Habitants Responsibilities and Rights
After habitants received their grants of land, they owed the seigneurs taxes that included a small amount of money, several live capons to be brought on St. Martin’s Day (November 11) to the Lord’s manor house, and a specified number of days of annual service. They committed to fulfill certain responsibilities, such as building roads, supporting the church, and having their wheat ground at the seigneurial mill when it was built. They were also expected to pay the seigneur a percentage of the sale of any land to anyone other than direct family. They could hunt and fish, although they owed the seigneur a designated portion of their catch. And they were expected to plant a Maypole (a fir tree stripped of its branches except at the top) on the seigneur’s property every year on May 1 – as a tribute to the seigneur.
Economic System in Reality
Relations between the habitants and seigneurs were said — by some historians at least — to be closer and friendlier than in France at the time since both were working against an unsettled wilderness. The houses of the seigneurs were usually larger, possibly made of stone, and more comfortable than those of the habitants, but they were not the castles still visible in France. Habitants eventually had land of their own, had more freedom, and paid fewer taxes than their counterparts in France. In the 17th century and into the early 18th, their land was not devastated by war.
For seigneurs, it was a different story. Seigneurs still had privileges and commanded respect, but apparently they were less well off than their peers in France, at least financially. According to research conducted by Richard Colebrook Harris in his book The Seigneurial System in Early Canada, most seigneuries were rarely very profitable, despite the income from taxes and other revenues and despite the absence of financial burdens that their French counterparts had to face. The system seems to have been created and maintained as a means toward colonization, as opposed to a path to wealth and power for seigneurs.
This system of land settlement by seigneurs and habitants was not played out uniformly across 17th century Quebec. Some seigneurs did apparently take their responsibilities seriously, by maintaining residences on their grants, working with their habitants to clear and develop the land, bringing in new settlers, and thus fulfilling their promise to the King. Others, however, remained in Quebec City or Montreal, preferring to enjoy a more “courtly” life there. They failed to bring in colonists to clear the land, despite threats from the King that their seigneuries might be confiscated if they weren’t developed.

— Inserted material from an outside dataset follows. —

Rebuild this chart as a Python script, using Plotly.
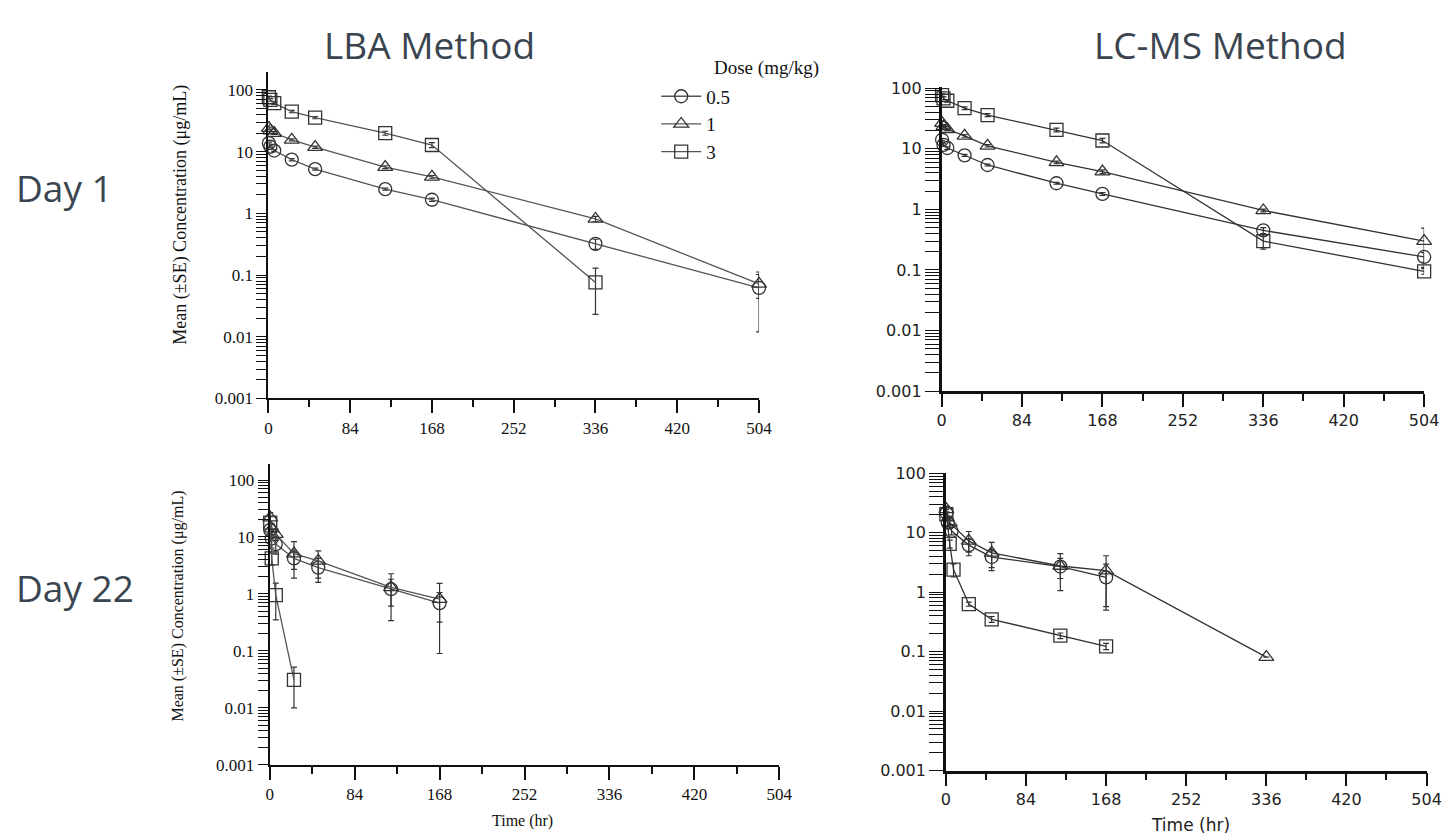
import plotly.graph_objects as go

# ---------------- data ----------------
dose_labels = ["0.5", "1", "3"]

lba_d1_t = [0.5, 2, 6, 24, 48, 120, 168, 336, 504]
lba_d1_sq_t = [0.5, 2, 6, 24, 48, 120, 168, 336]
lba_d1_c05 = [13.7, 12.0, 10.4, 7.4, 5.2, 2.47, 1.66, 0.32, 0.062]
lba_d1_c05_se = [0.5, 0.4, 0.4, 0.3, 0.2, 0.1, 0.1, 0.06, 0.05]
lba_d1_c1 = [24.0, 22.0, 20.0, 15.5, 11.8, 5.6, 3.9, 0.81, 0.072]
lba_d1_c1_se = [1.0, 1.0, 1.0, 0.6, 0.5, 0.3, 0.2, 0.08, 0.03]
lba_d1_c3 = [76.0, 69.0, 61.0, 44.6, 35.6, 19.9, 12.8, 0.076]
lba_d1_c3_se = [3.0, 3.0, 3.0, 2.0, 1.5, 1.5, 1.2, 0.053]

lcms_d1_t = [0.5, 2, 6, 24, 48, 120, 168, 336, 504]
lcms_d1_c05 = [14.1, 11.6, 10.3, 7.8, 5.4, 2.7, 1.8, 0.45, 0.164]
lcms_d1_c05_se = [0.6, 0.5, 0.5, 0.3, 0.2, 0.1, 0.1, 0.05, 0.03]
lcms_d1_c1 = [26.5, 23.4, 21.0, 16.3, 11.2, 5.96, 4.2, 0.96, 0.30]
lcms_d1_c1_se = [1.5, 1.2, 1.0, 0.8, 0.5, 0.3, 0.3, 0.05, 0.19]
lcms_d1_c3 = [77.0, 68.0, 62.0, 46.8, 36.0, 20.5, 13.7, 0.30, 0.095]
lcms_d1_c3_se = [4.0, 4.0, 3.0, 2.5, 2.0, 1.5, 1.2, 0.08, 0.01]

lba_d22_t = [0.5, 2, 6, 24, 48, 120, 168]
lba_d22_sq_t = [0.5, 2, 6, 24]
lba_d22_c05 = [13.3, 9.4, 7.5, 4.2, 2.9, 1.21, 0.69]
lba_d22_c05_se = [4.0, 3.0, 2.5, 1.5, 1.3, 0.6, 0.37]
lba_d22_c1 = [21.9, 14.0, 11.2, 5.1, 3.8, 1.3, 0.81]
lba_d22_c1_se = [5.0, 3.0, 2.5, 3.2, 1.9, 0.96, 0.72]
lba_d22_c3 = [17.8, 4.2, 0.95, 0.031]
lba_d22_c3_se = [5.0, 1.0, 0.6, 0.021]

lcms_d22_c05_t = [0.5, 2, 6, 24, 48, 120, 168]
lcms_d22_c05 = [21.8, 14.8, 10.7, 6.2, 3.9, 2.7, 1.77]
lcms_d22_c05_se = [3.0, 2.0, 1.5, 1.5, 1.3, 1.0, 1.2]
lcms_d22_c1_t = [0.5, 4, 24, 48, 120, 168, 336]
lcms_d22_c1 = [24.8, 14.8, 7.3, 4.6, 2.76, 2.3, 0.081]
lcms_d22_c1_se = [3.0, 3.0, 3.2, 2.3, 1.7, 1.8, 0.0]
lcms_d22_c3_t = [0.5, 4, 8, 24, 48, 120, 168]
lcms_d22_c3 = [20.5, 6.5, 2.4, 0.63, 0.35, 0.186, 0.123]
lcms_d22_c3_se = [2.0, 1.0, 0.6, 0.05, 0.04, 0.02, 0.015]

x_ticks = [0, 84, 168, 252, 336, 420, 504]
x_minor_ticks = [42, 126, 210, 294, 378, 462]
y_ticks = [0.001, 0.01, 0.1, 1, 10, 100]
y_ticktext = ["0.001", "0.01", "0.1", "1", "10", "100"]
y_minor_ticks = [k * 10 ** e for e in range(-3, 2) for k in range(2, 10)]

# ---------------- page geometry ----------------
W, H = 1455, 838
# observed placement of the figure inside the final picture
OX, SX, OY, SY = 11.4, 0.987, 16.9, 0.979


def fx(d):
    return (d - OX) / SX / W


def fy(d):
    return 1 - (d - OY) / SY / H


fig = go.Figure()
symbols = ["circle-open", "triangle-up-open", "square-open"]

panels = [
    ("", [(lba_d1_t, lba_d1_c05, lba_d1_c05_se), (lba_d1_t, lba_d1_c1, lba_d1_c1_se),
          (lba_d1_sq_t, lba_d1_c3, lba_d1_c3_se)], "serif", True),
    ("2", [(lcms_d1_t, lcms_d1_c05, lcms_d1_c05_se), (lcms_d1_t, lcms_d1_c1, lcms_d1_c1_se),
           (lcms_d1_t, lcms_d1_c3, lcms_d1_c3_se)], "sans", False),
    ("3", [(lba_d22_t, lba_d22_c05, lba_d22_c05_se), (lba_d22_t, lba_d22_c1, lba_d22_c1_se),
           (lba_d22_sq_t, lba_d22_c3, lba_d22_c3_se)], "serif", False),
    ("4", [(lcms_d22_c05_t, lcms_d22_c05, lcms_d22_c05_se), (lcms_d22_c1_t, lcms_d22_c1, lcms_d22_c1_se),
           (lcms_d22_c3_t, lcms_d22_c3, lcms_d22_c3_se)], "sans", False),
]

for suffix, series, style, legend in panels:
    line_col = "#555555" if style == "serif" else "#333333"
    for i, (t, v, se) in enumerate(series):
        fig.add_trace(go.Scatter(
            x=t, y=v, mode="lines+markers", name=dose_labels[i], showlegend=legend,
            cliponaxis=False,
            line=dict(color=line_col, width=1.3),
            marker=dict(symbol=symbols[i], size=13, color="#333333",
                        line=dict(color="#333333", width=1.3)),
            error_y=dict(type="data", array=se, visible=True, color="#333333",
                         thickness=1.2, width=3),
            xaxis="x" + suffix, yaxis="y" + suffix,
        ))

# target pixel geometry in the picture: (x0, x1, ytop, ybottom, log-top, style)
geo = {
    "": (267, 758, 72, 399, 2.29, "serif"),
    "2": (940.7, 1423.6, 87, 391.7, 2.02, "sans"),
    "3": (268.3, 778.3, 465, 766, 2.275, "serif"),
    "4": (945, 1426, 474, 771.7, 2.0, "sans"),
}

# all log ticks on one axis: labels only at the decades
all_y_ticks = sorted(y_ticks + y_minor_ticks)
all_y_text = [y_ticktext[y_ticks.index(v)] if v in y_ticks else "" for v in all_y_ticks]

layout_axes = {}
for suffix, (x0, x1, yt, yb, ltop, style) in geo.items():
    if style == "serif":
        tfont = dict(family="Liberation Serif", size=17, color="#111111")
        ylen, lw = 10, 2
    else:
        tfont = dict(family="DejaVu Sans", size=16, color="#222222")
        ylen, lw = 14, 2.5
    layout_axes["xaxis" + suffix] = dict(
        domain=[fx(x0), fx(x1)], anchor="y" + suffix, range=[0, 504],
        tickmode="array", tickvals=x_ticks, ticks="outside", ticklen=13, tickwidth=1.5,
        tickcolor="#111111",
        minor=dict(tickmode="array", tickvals=x_minor_ticks,
                   ticks="outside", ticklen=7, tickwidth=1.5, tickcolor="#111111", showgrid=False),
        showline=True, linecolor="#111111", linewidth=lw, showgrid=False, zeroline=False,
        tickfont=tfont,
    )
    layout_axes["yaxis" + suffix] = dict(
        domain=[fy(yb), fy(yt)], anchor="x" + suffix, type="log", range=[-3, ltop],
        tickmode="array", tickvals=all_y_ticks, ticktext=all_y_text,
        ticks="outside", ticklen=ylen, tickwidth=1.2, tickcolor="#111111",
        showline=True, linecolor="#111111", linewidth=lw, showgrid=False, zeroline=False,
        tickfont=tfont,
    )

fig.update_layout(**layout_axes)

ttl = dict(family="Open Sans", size=37, color="#3a4550")
annotations = [
    dict(text="LBA Method", x=fx(428), y=1, yanchor="top", font=ttl),
    dict(text="LC-MS Method", x=fx(1220), y=1, yanchor="top", font=ttl),
    dict(text="Day 1", x=fx(63), y=fy(188), font=ttl),
    dict(text="Day 22", x=fx(73), y=fy(588), font=ttl),
    dict(text="Mean (±SE) Concentration (μg/mL)", x=fx(179.5), y=fy(215), textangle=-90,
         font=dict(family="Liberation Serif", size=18, color="#111111")),
    dict(text="Mean (±SE) Concentration (μg/mL)", x=fx(177), y=fy(607), textangle=-90,
         font=dict(family="Liberation Serif", size=16, color="#111111")),
    dict(text="Time (hr)", x=fx(521), y=fy(822), font=dict(family="Liberation Serif", size=16, color="#111111")),
    dict(text="Time (hr)", x=fx(1190), y=fy(826), font=dict(family="DejaVu Sans", size=17, color="#222222")),
    dict(text="Dose (mg/kg)", x=fx(711), y=fy(68), xanchor="left",
         font=dict(family="Liberation Serif", size=19, color="#111111")),
]
for a in annotations:
    a.update(xref="paper", yref="paper", showarrow=False)
    a.setdefault("xanchor", "center")
    a.setdefault("yanchor", "middle")

fig.update_layout(
    width=W, height=H,
    margin=dict(l=0, r=0, t=0, b=0),
    paper_bgcolor="white", plot_bgcolor="white",
    annotations=annotations,
    showlegend=True,
    legend=dict(x=fx(663) - 8 / W, y=fy(97) + 20 / H, xanchor="left", yanchor="top",
                font=dict(family="Liberation Serif", size=19, color="#111111"),
                bgcolor="rgba(0,0,0,0)", itemwidth=40, tracegroupgap=0),
)

fig.write_html("out.html", config={"displayModeBar": False})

Similarly, not all colonists chose to settle down to clear and then eventually develop their own land. Clearing land and farming it were difficult tasks and often required habitants to continue working a trade to bring in income to fund purchases of materials and tools for their farms. Some newcomers chose alternative life styles, electing to trap, for example, a life of great freedom but not without several lethal threats from the demands of the work, frigid winters, wild animals, and discontented native population. Others chose to rent already cleared land to get a jump start on settlement. Others chose to trade in grants, buying and selling land and leasing it out again. And still others chose to stay in Quebec City or Montreal and become merchants or artisans. Today they might all, seigneurs and habitants included, be called “entrepreneurs!”
One of the displays in the Museum of Civilization in Quebec City describes these settlers, in my translation: “All sorts of people – high-minded and low-minded, capable or not, came to Quebec. Some settled and some moved on. Not all were heroes, not all were rogues.” I would add, “the deeper the research, the more profound the realization that they were, for the most part, men and women, ordinary enough but certainly courageous enough to make new lives for themselves and their families.”